Et Elmo vient de finir le Ciam, une école de musique à Bordeaux (dans laquelle était aussi Hugo il y a quelques années).
La dynamique du groupe est très fluide : comme moi je connaissais bien Rémi, et que Rémi connaissait bien Hugo, ça facilite les choses. On est tous les 4 très potes aujourd’hui.
Vous sortez cet EP sur un ensemble de labels DIY et scènes locales. Qu’est-ce que représente aujourd’hui l’indépendance dans la musique, au-delà du simple fonctionnement économique ?
En fait, être indépendant dans la musique qu’on propose, c’est le seul moyen d’exister. Tu ne peux pas débarquer de nulle part et signer avec une grosse prod du jour au lendemain, ça n’existe plus dans notre niche.
La seule voie possible pour développer un projet comme le nôtre, c’est de s’allier avec des gens déter de la scène locale, et de montrer tous ensemble qu’on existe. L’indépendance c’est un moyen de survie.
Sur scène, votre son promet d’être encore plus radical que sur disque. En tant que jeune groupe, est-ce que le live vous aide à dépasser vos limites ?
Personnellement j’ai découvert très récemment le plaisir de la scène, et oui clairement ça m’aide à dépasser mes limites. Grâce à mon “alter ego” sur scène, je me permets grave de m’exprimer d’une manière qui serait pas possible ailleurs, et j’adore ça.

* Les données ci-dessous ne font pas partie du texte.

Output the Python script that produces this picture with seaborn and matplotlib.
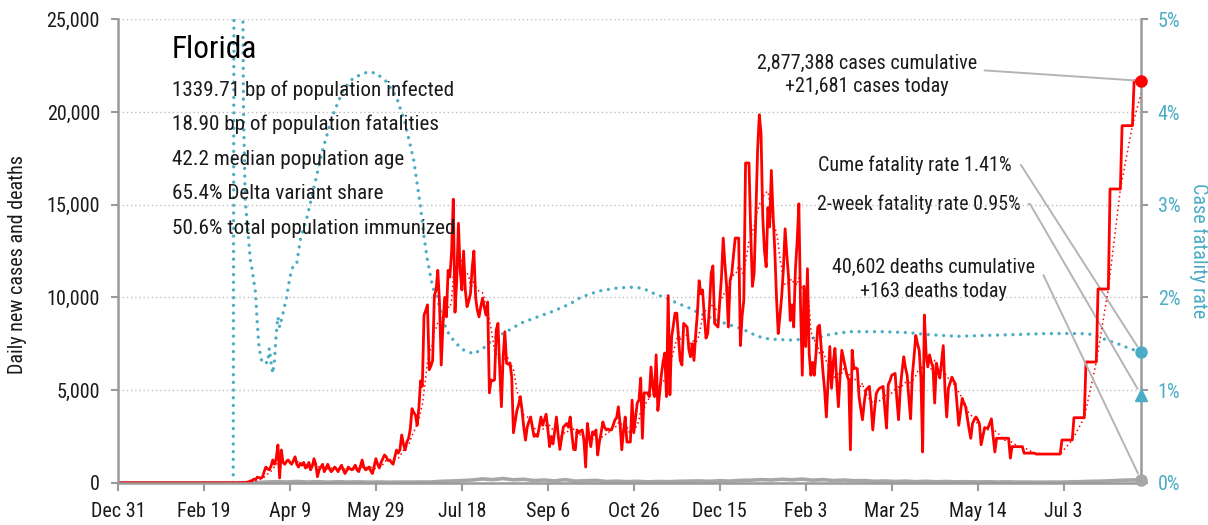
import matplotlib
matplotlib.use("Agg")
import matplotlib.pyplot as plt
import seaborn as sns
import pandas as pd
from matplotlib import font_manager

start_date = "2019-12-31"

# daily new cases, one value per day from Dec 31 2019
daily_cases = [
    0, 0, 0, 0, 0, 0, 0, 0, 0, 0,
    0, 0, 0, 0, 0, 0, 0, 0, 0, 0,
    0, 0, 0, 0, 0, 0, 0, 0, 0, 0,
    0, 0, 0, 0, 0, 0, 0, 0, 0, 0,
    0, 0, 0, 0, 0, 0, 0, 0, 0, 0,
    0, 0, 0, 0, 0, 0, 0, 0, 0, 0,
    0, 2, 0, 0, 1, 2, 2, 3, 4, 2,
    6, 5, 13, 20, 26, 24, 50, 100, 120, 200,
    180, 300, 280, 250, 300, 600, 850, 750, 700, 900,
    1230, 1000, 1300, 2040, 260, 1770, 1100, 1000, 1150, 1230,
    1100, 1000, 1200, 1400, 1000, 850, 1050, 950, 1100, 800,
    850, 1100, 700, 900, 1300, 1000, 330, 700, 850, 1000,
    600, 800, 1000, 750, 600, 700, 850, 750, 600, 800,
    950, 700, 500, 650, 850, 750, 700, 800, 950, 700,
    600, 900, 1230, 850, 700, 750, 850, 650, 500, 900,
    1300, 1000, 800, 1100, 1300, 1500, 1400, 1200, 1230, 1100,
    1000, 1400, 1770, 1600, 1800, 2580, 2100, 1770, 2200, 2400,
    2900, 4000, 3800, 3650, 3100, 4050, 5500, 5200, 9050, 9300,
    9600, 6100, 6300, 6600, 10100, 10400, 11460, 9700, 6350, 8500,
    10000, 8950, 11460, 11100, 12400, 15300, 9200, 10900, 14000, 11500,
    10400, 12500, 10400, 9500, 9800, 10200, 11600, 12500, 10000, 9300,
    8950, 9500, 9950, 9500, 9050, 9750, 4850, 5550, 5500, 5550,
    8250, 8600, 6200, 4100, 6800, 8150, 6450, 6400, 6450, 5700,
    2700, 3300, 3900, 4200, 4650, 3900, 3000, 2300, 3000, 3300,
    3550, 3000, 2500, 2600, 2500, 3000, 3550, 3100, 3400, 3700,
    2900, 1950, 2500, 2100, 2800, 3550, 2600, 1800, 2400, 3000,
    3100, 3200, 3000, 3550, 2600, 1800, 1780, 2850, 2700, 2800,
    2850, 2300, 850, 3200, 2500, 1950, 2750, 2600, 2850, 1500,
    2200, 2700, 3280, 3000, 2850, 2900, 2850, 2850, 3100, 3390,
    3500, 4100, 3200, 1780, 2800, 3550, 2200, 2200, 2200, 4460,
    2700, 3500, 4300, 4460, 5650, 2400, 4850, 4850, 4850, 4650,
    6250, 5200, 4650, 6900, 3900, 4800, 5800, 6500, 7000, 4650,
    10100, 4750, 7850, 8500, 9150, 9150, 7800, 6600, 6350, 8600,
    8500, 8400, 7200, 6800, 7500, 6600, 8000, 9150, 10900, 10200,
    10400, 9000, 7800, 8050, 9500, 11300, 11700, 8600, 8500, 8400,
    9800, 11100, 13200, 11800, 10600, 8400, 10900, 11300, 12300, 13200,
    13200, 13200, 7400, 9000, 9850, 17250, 17250, 17250, 13500, 10600,
    11300, 14500, 17950, 19850, 18850, 14350, 12500, 11650, 14850, 13800,
    16850, 14500, 12550, 10000, 8050, 9000, 10050, 11500, 13700, 12300,
    11100, 8750, 9600, 8400, 11500, 13000, 15050, 9500, 5800, 10600,
    7350, 11550, 7000, 5800, 6500, 5800, 7000, 8400, 8500, 7300,
    6000, 5000, 3550, 5500, 7350, 5100, 6500, 7250, 5500, 4100,
    5800, 7150, 6700, 6250, 5800, 5550, 1780, 7150, 6150, 6200,
    6150, 4650, 4000, 3400, 4300, 5000, 5100, 5200, 4200, 2850,
    3900, 4800, 5000, 5100, 5150, 5200, 4000, 2950, 5300, 5500,
    5800, 5850, 5900, 4500, 3400, 5100, 6000, 6800, 6200, 5800,
    4500, 3450, 5800, 6800, 7950, 7500, 7150, 5650, 1660, 9050,
    7000, 6250, 6900, 6500, 6250, 4300, 6450, 6000, 5650, 6500,
    7400, 5000, 3550, 5100, 5400, 5700, 5500, 5350, 4200, 3100,
    3800, 4550, 4300, 4100, 3500, 2900, 2400, 3200, 3400, 3550,
    3400, 3200, 2050, 2500, 2950, 2950, 2950, 3200, 3450, 2500,
    1660, 2400, 2400, 2400, 2400, 2400, 2400, 2400, 2400, 1330,
    1950, 1950, 1950, 1950, 1950, 1950, 1950, 1600, 1600, 1600,
    1600, 1600, 1600, 1600, 1550, 1550, 1550, 1550, 1550, 1550,
    1550, 1550, 1550, 1550, 1550, 1550, 1550, 1550, 1550, 2309,
    2309, 2309, 2309, 2309, 2309, 2309, 3511, 3511, 3511, 3511,
    3511, 3511, 3511, 6516, 6516, 6516, 6516, 6516, 6516, 6516,
    10454, 10454, 10454, 10454, 10454, 10454, 10454, 15848, 15848, 15848,
    15848, 15848, 15848, 15848, 19262, 19262, 19262, 19262, 19262, 19262,
    19262, 21681, 21681, 21681, 21681, 21681,
]

# daily deaths, read at day offsets from Dec 31 2019
death_days = [0, 60, 66, 72, 80, 86, 92, 98, 104, 110, 116, 122, 128, 134, 140,
              146, 152, 158, 164, 170, 176, 182, 188, 194, 200, 206, 212, 218,
              224, 230, 236, 242, 248, 254, 260, 266, 272, 278, 284, 290, 296,
              302, 308, 314, 320, 326, 332, 338, 344, 350, 356, 362, 368, 374,
              380, 386, 392, 398, 404, 410, 416, 422, 428, 434, 440, 446, 452,
              458, 464, 470, 476, 482, 488, 494, 500, 506, 512, 518, 524, 530,
              536, 542, 548, 554, 560, 566, 572, 578, 584, 590, 595]
daily_deaths = [0, 0, 2, 5, 20, 40, 60, 45, 70, 40, 60, 35, 55, 40, 50,
                35, 45, 30, 40, 35, 45, 40, 80, 95, 120, 150, 210, 170,
                230, 160, 190, 120, 150, 100, 170, 90, 110, 130, 70, 90, 60,
                80, 50, 70, 60, 80, 90, 100, 80, 110, 90, 130, 140, 170,
                150, 190, 160, 200, 140, 170, 120, 150, 110, 120, 80, 100, 70,
                90, 60, 80, 55, 70, 50, 60, 45, 55, 40, 50, 35, 40,
                30, 40, 35, 50, 60, 80, 90, 110, 140, 150, 163]

# case fatality rate (%), right axis
cfr_days = [0, 60, 67, 68, 70, 72, 73, 74, 77, 78, 80, 81, 82, 83, 84, 86, 87,
            88, 89, 90, 91, 92, 93, 94, 96, 98, 100, 102, 104, 106, 110, 114,
            119, 125, 131, 137, 145, 150, 156, 162, 167, 172, 176, 178, 180,
            183, 185, 188, 191, 195, 200, 207, 213, 219, 226, 234, 244, 253,
            263, 269, 280, 290, 298, 305, 312, 319, 325, 333, 338, 345, 353,
            363, 372, 379, 391, 400, 408, 414, 425, 445, 460, 470, 488, 505,
            524, 540, 560, 567, 575, 583, 588, 595]
cfr_pct = [0, 0, 0, 12.0, 10.0, 7.0, 4.0, 3.05, 2.4, 2.3, 2.05, 1.72, 1.47,
           1.36, 1.29, 1.3, 1.29, 1.45, 1.3, 1.18, 1.32, 1.6, 1.79, 1.68, 1.83,
           2.0, 2.22, 2.35, 2.37, 2.62, 2.87, 3.19, 3.59, 3.97, 4.24, 4.37,
           4.43, 4.42, 4.33, 4.16, 3.88, 3.48, 2.97, 2.65, 2.40, 2.11, 2.03,
           1.83, 1.65, 1.54, 1.44, 1.39, 1.46, 1.56, 1.63, 1.72, 1.79, 1.85,
           1.93, 2.0, 2.07, 2.1, 2.11, 2.1, 2.04, 1.99, 1.94, 1.88, 1.83, 1.78,
           1.72, 1.66, 1.58, 1.55, 1.54, 1.55, 1.57, 1.60, 1.63, 1.63, 1.62,
           1.60, 1.58, 1.59, 1.60, 1.61, 1.61, 1.60, 1.54, 1.49, 1.45, 1.41]

tick_labels = ["Dec 31", "Feb 19", "Apr 9", "May 29", "Jul 18", "Sep 6",
               "Oct 26", "Dec 15", "Feb 3", "Mar 25", "May 14", "Jul 3"]
state = "Florida"
stats_lines = ["1339.71 bp of population infected",
               "18.90 bp of population fatalities",
               "42.2 median population age",
               "65.4% Delta variant share",
               "50.6% total population immunized"]
cases_cume = 2877388
cases_today = 21681
deaths_cume = 40602
deaths_today = 163
cume_cfr = 1.41
two_week_cfr = 0.95

red = "#ff0000"
blue = "#4bacc6"
grey = "#a6a6a6"
note_grey = "#b4b4b4"
text_col = "#1a1a1a"

sns.set_style("white")
names = {f.name for f in font_manager.fontManager.ttflist}
font = next((n for n in ["Liberation Sans Narrow", "Roboto Condensed"] if n in names), "Liberation Sans")
plt.rcParams["font.family"] = [font, "DejaVu Sans"]

dates = pd.date_range(start_date, periods=len(daily_cases), freq="D")
df = pd.DataFrame({"date": dates, "cases": daily_cases})
df["avg"] = df["cases"].rolling(7, min_periods=1).mean()
deaths = pd.DataFrame({"date": pd.Timestamp(start_date) + pd.to_timedelta(death_days, unit="D"),
                       "deaths": daily_deaths})
cfr = pd.DataFrame({"date": pd.Timestamp(start_date) + pd.to_timedelta(cfr_days, unit="D"),
                    "cfr": cfr_pct})
last_date = dates[-1]

fig = plt.figure(figsize=(12.08, 5.25), dpi=100)
ax = fig.add_axes([118 / 1208, 1 - 482.8 / 525, 1023 / 1208, 463.5 / 525])
ax2 = ax.twinx()
ax.set_zorder(ax2.get_zorder() + 1)
ax.patch.set_visible(False)

sns.lineplot(data=cfr, x="date", y="cfr", ax=ax2, color=blue, lw=2.4,
             linestyle=(0, (0.01, 2.3)), dash_capstyle="round")
sns.lineplot(data=deaths, x="date", y="deaths", ax=ax, color=grey, lw=2.6)
sns.lineplot(data=df, x="date", y="cases", ax=ax, color=red, lw=2.0)
sns.lineplot(data=df, x="date", y="avg", ax=ax, color=red, lw=1.1,
             linestyle=(0, (1, 2)))

ax.plot([last_date], [cases_today], "o", color=red, ms=8, clip_on=False, zorder=10)
ax.plot([last_date], [deaths_today], "o", color=grey, ms=8, clip_on=False, zorder=10)
ax2.plot([last_date], [cume_cfr], "o", color=blue, ms=8, clip_on=False, zorder=10)
ax2.plot([last_date], [two_week_cfr], "^", color=blue, ms=9, clip_on=False, zorder=10)

ax.set_xlim(dates[0], last_date)
ax.set_ylim(0, 25000)
ax2.set_ylim(0, 5)
ax.set_xticks(pd.date_range(start_date, periods=len(tick_labels), freq="50D"))
ax.set_xticklabels(tick_labels)
ax.set_yticks(range(0, 25001, 5000))
ax.set_yticklabels([f"{v:,}" for v in range(0, 25001, 5000)])
ax2.set_yticks(range(0, 6))
ax2.set_yticklabels([f"{v}%" for v in range(0, 6)])
ax.set_xlabel("")
ax.set_ylabel("")
ax2.set_ylabel("")

ax.yaxis.grid(True, linestyle=(0, (1, 2)), color="#bdbdbd", lw=1)
ax.xaxis.grid(False)
for side in ["top", "right"]:
    ax.spines[side].set_visible(False)
for side in ["top", "left", "bottom"]:
    ax2.spines[side].set_visible(False)
for sp in [ax.spines["left"], ax.spines["bottom"], ax2.spines["right"]]:
    sp.set_color("#9a9a9a")
    sp.set_linewidth(1.8)

ax.tick_params(axis="y", length=5, width=1.5, color="#9a9a9a", pad=8,
               labelsize=14.5, labelcolor=text_col, left=True)
ax.tick_params(axis="x", length=6, width=1.5, color="#9a9a9a", pad=8,
               labelsize=14.5, labelcolor=text_col, bottom=True)
ax2.tick_params(axis="y", length=5, width=1.5, color="#9a9a9a", pad=7,
                labelsize=14.5, labelcolor=blue, right=True)

fig.text(18 / 1208, 1 - 265 / 525, "Daily new cases and deaths", rotation=90,
         ha="center", va="center", fontsize=14.5, color=text_col)
fig.text(1199 / 1208, 1 - 251 / 525, "Case fatality rate", rotation=270,
         ha="center", va="center", fontsize=14.5, color=blue)

ax.text(0.0528, 0.934, state, transform=ax.transAxes, fontsize=22.5,
        ha="left", va="center", color="black", zorder=20)
for i, line in enumerate(stats_lines):
    ax.text(0.0528, 0.8475 - i * 0.0745, line, transform=ax.transAxes,
            fontsize=15.2, ha="left", va="center", color=text_col, zorder=20)

line_kw = dict(arrowstyle="-", color=note_grey, lw=1.4, shrinkB=5)
ax.annotate(f"{cases_cume:,} cases cumulative\n+{cases_today:,} cases today",
            xy=(last_date, cases_today), xytext=(867, 525 - 75),
            textcoords="figure pixels", ha="center", va="center",
            fontsize=14.5, linespacing=1.3, color=text_col, annotation_clip=False,
            arrowprops=dict(relpos=(1.0, 0.62), shrinkA=3, **line_kw))
ax.annotate(f"{deaths_cume:,} deaths cumulative\n+{deaths_today} deaths today",
            xy=(last_date, deaths_today), xytext=(933, 525 - 279.5),
            textcoords="figure pixels", ha="center", va="center",
            fontsize=14.5, linespacing=1.3, color=text_col, annotation_clip=False,
            arrowprops=dict(relpos=(1.0, 0.6), shrinkA=4,
                            connectionstyle="arc,angleA=0,armA=9,angleB=0,armB=0,rad=0",
                            **line_kw))
ax2.annotate(f"Cume fatality rate {cume_cfr:.2f}%",
             xy=(last_date, cume_cfr), xytext=(1012, 525 - 165),
             textcoords="figure pixels", ha="right", va="center",
             fontsize=14.5, color=text_col, annotation_clip=False,
             arrowprops=dict(relpos=(1.0, 0.5), shrinkA=4,
                             connectionstyle="arc,angleA=0,armA=9,angleB=0,armB=0,rad=0",
                             **line_kw))
ax2.annotate(f"2-week fatality rate {two_week_cfr:.2f}%",
             xy=(last_date, two_week_cfr), xytext=(1021, 525 - 204),
             textcoords="figure pixels", ha="right", va="center",
             fontsize=14.5, color=text_col, annotation_clip=False,
             arrowprops=dict(relpos=(1.0, 0.5), shrinkA=3,
                             connectionstyle="arc,angleA=0,armA=9,angleB=0,armB=0,rad=0",
                             **line_kw))

fig.savefig("out.png", dpi=100)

Les trois autres, ça fait plus longtemps qu’ils font ça, ils ont plus l’habitude, mais c’est évident que ça leur plaît beaucoup aussi.

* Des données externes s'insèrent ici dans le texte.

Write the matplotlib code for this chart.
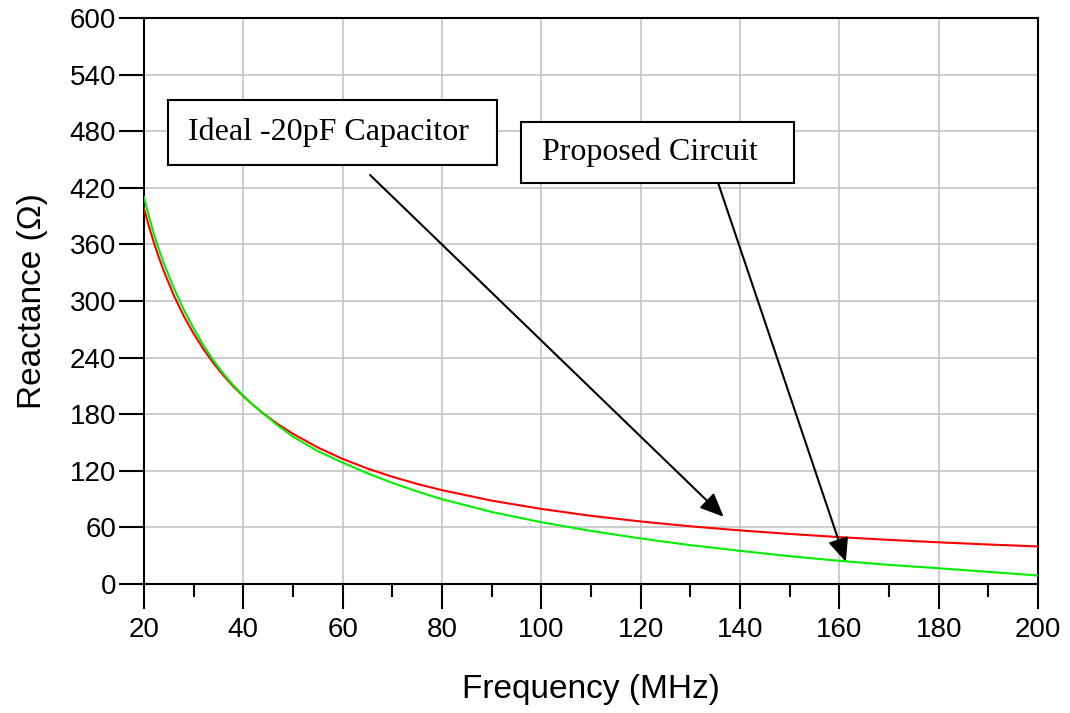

Comment vivez-vous ces moments face au public, et avez-vous un rituel avant de monter sur scène ?
Depuis un an que le groupe existe, on a joué dans des endroits très différents les uns des autres. C’est vraiment pas la même approche et le même ressenti en fonction des types de lieux, et du monde que tu as devant toi. Et c’est d’ailleurs une super chose, parce que comme ça on ne se lasse pas, il faut toujours s’adapter.
Moi en tout cas, c’est des moments que j’aime énormément, et j’espère qu’on pourra continuer et en faire de plus en plus.
On n’a pas spécialement de rituel avant de monter sur scène : moi je prends quand même le temps de m’échauffer un peu la voix, et puis après on s’approche de la scène, on partage nos sensations et on se soutient. C’est très simple, et c’est très bien comme ça.